We do not know how literally we can take these descriptions. They seem to hint at two end-of-the-world-type calamities: one would be Jerusalem’s total destruction in the year 70 A.D., the other could be the death of our mortal bodies.
The Gospel’s scenes do fit with Jerusalem’s destruction by the Romans. Then too, as in the Gospel, it was said, “Let those on the countryside not enter the city,” and, “Jerusalem would be trampled underfoot by the Gentiles. That’s how it happened.
Let’s take a look at that destruction. Simon, one of Our Lord’s Apostles, was identified as one of the Zealots, who were especially patriotic Jews. But after the year 60 A.D. some of the Zealots began wielding daggers called shiccas. Those Shiccaries were holed up in Jerusalem from where they ventured out to ambush Roman patrols.

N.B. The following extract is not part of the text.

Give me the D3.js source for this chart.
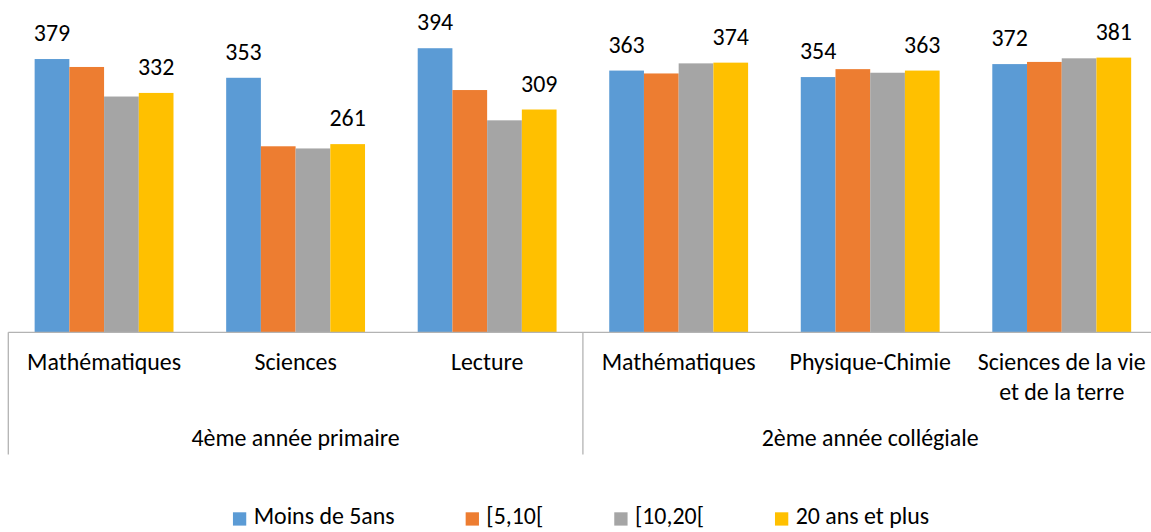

When a decade of counter measures against the Shiccaries was ineffective, the Roman Senate in 69 A.D. commissioned General Vespasian to destroy the city entirely. He dug trenches around the city to cut off the water supply, and he constructed catapults for hurling fire over the walls. After he was named the next emperor, he turned Jerusalem’s destruction over to his son General Titus in whose efficient plan for destruction not a soul was spared, and not a stone was left upon a stone.
The Bible’s predictions about the end of the world could be fulfilled for us individually at our deaths. Although we have often been in close contact with dying people in their final moments, we have never been connected with them in the moments that followed. At Baptist funerals the eloquent preachers make it sound like a joy ride to a wonderful family gathering in the sky. Maybe.
Our priests had a party for our former ordinary, Bishop Paul Tanner. Knowing he was in his final year he expressed his concern about those moments following the loss of oxygen for the brain. My recollection of what he said goes like this, “Our conscious thought is tied up with our cerebellums, so it is hard to see how conscious thought could continue after our physical brains shut down. I believe in the resurrection of our bodies at the end of time, but between my death and the end of the world, time-wise there could be a considerable lacuna.”
While taking a long walk yesterday I began marveling at the way all God’s creatures carry out his plans for their existence. The birds swirl without crashing. The winds sweep away fumes. The clouds silently transport millions of tons of water to where it is needed. It gave me a solid assurance that in my death his plans will work out well for me.